=== Data entries ===

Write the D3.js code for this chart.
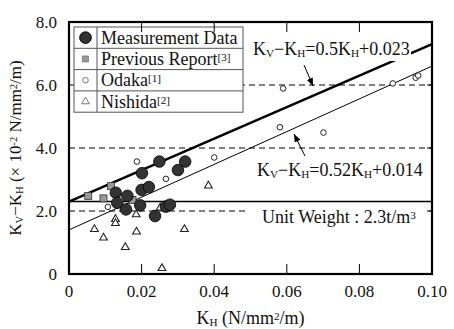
==
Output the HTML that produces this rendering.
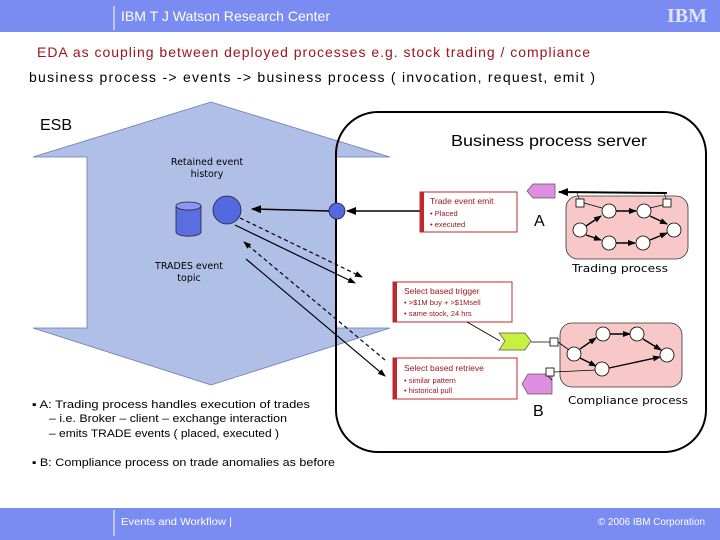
* * *
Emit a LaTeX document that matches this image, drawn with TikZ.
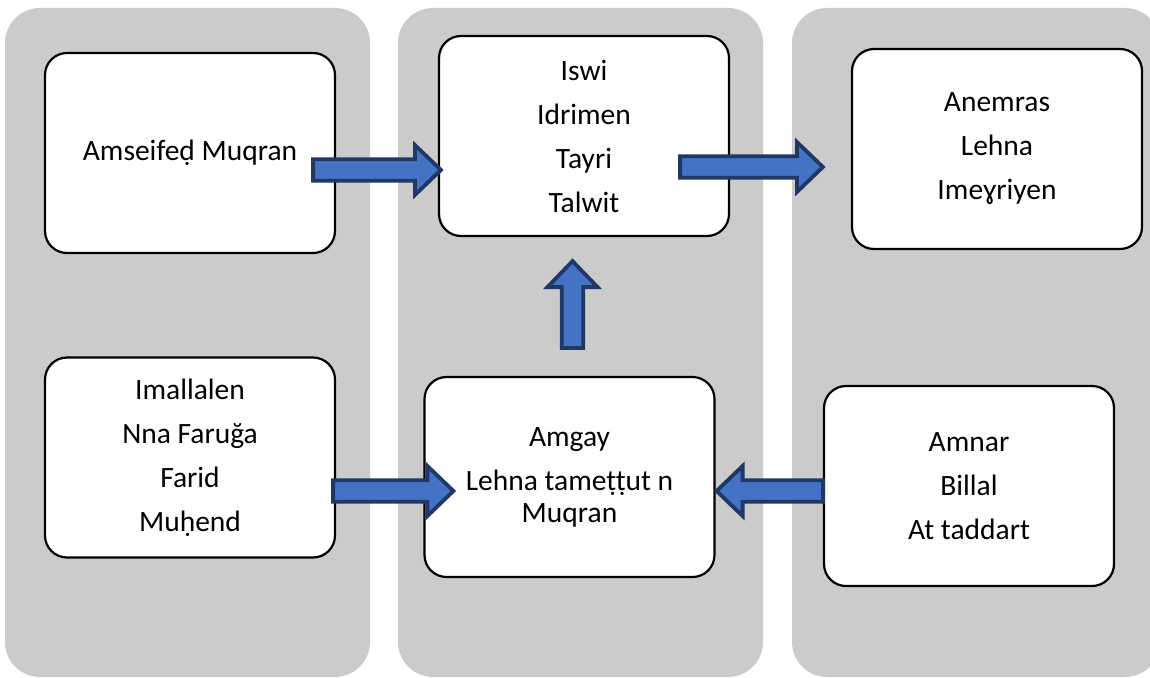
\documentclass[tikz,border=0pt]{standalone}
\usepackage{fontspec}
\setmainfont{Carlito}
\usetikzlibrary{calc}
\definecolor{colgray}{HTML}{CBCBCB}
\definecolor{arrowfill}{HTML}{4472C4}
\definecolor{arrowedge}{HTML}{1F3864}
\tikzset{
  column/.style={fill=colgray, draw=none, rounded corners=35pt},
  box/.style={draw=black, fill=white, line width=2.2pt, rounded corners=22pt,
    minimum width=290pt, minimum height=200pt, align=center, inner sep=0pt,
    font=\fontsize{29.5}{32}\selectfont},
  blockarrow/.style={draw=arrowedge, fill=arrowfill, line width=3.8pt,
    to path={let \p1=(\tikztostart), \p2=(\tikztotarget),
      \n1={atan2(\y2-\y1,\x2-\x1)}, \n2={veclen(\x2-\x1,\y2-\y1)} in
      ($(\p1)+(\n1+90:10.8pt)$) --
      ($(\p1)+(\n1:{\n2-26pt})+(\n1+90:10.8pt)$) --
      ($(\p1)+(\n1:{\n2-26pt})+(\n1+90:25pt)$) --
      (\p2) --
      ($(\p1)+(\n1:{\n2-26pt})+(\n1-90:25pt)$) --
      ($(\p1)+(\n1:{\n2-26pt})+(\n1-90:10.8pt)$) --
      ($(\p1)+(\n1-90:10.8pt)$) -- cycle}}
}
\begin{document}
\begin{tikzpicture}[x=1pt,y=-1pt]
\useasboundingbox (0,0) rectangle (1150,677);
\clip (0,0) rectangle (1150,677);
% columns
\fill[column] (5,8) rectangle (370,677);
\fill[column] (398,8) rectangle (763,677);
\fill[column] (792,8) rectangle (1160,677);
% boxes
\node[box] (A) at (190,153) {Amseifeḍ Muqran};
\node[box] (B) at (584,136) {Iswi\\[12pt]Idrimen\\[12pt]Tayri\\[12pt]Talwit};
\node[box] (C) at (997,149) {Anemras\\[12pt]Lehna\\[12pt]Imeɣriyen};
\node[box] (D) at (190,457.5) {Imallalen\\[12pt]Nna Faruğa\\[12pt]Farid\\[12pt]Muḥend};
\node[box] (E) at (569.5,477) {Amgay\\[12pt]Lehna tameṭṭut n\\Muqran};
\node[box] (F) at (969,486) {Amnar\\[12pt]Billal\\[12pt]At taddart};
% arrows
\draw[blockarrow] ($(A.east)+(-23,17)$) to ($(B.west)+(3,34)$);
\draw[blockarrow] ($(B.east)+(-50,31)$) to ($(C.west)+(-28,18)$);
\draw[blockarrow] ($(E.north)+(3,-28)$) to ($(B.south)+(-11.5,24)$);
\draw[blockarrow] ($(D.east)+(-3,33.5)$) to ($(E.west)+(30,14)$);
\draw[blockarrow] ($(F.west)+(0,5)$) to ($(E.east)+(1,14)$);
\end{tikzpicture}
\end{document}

=== Task requirements ===
Filter the listing above by the word "HTML"; copy each line that passes.

=== Result of this exercise ===
Output the HTML that produces this rendering.
\definecolor{colgray}{HTML}{CBCBCB}
\definecolor{arrowfill}{HTML}{4472C4}
\definecolor{arrowedge}{HTML}{1F3864}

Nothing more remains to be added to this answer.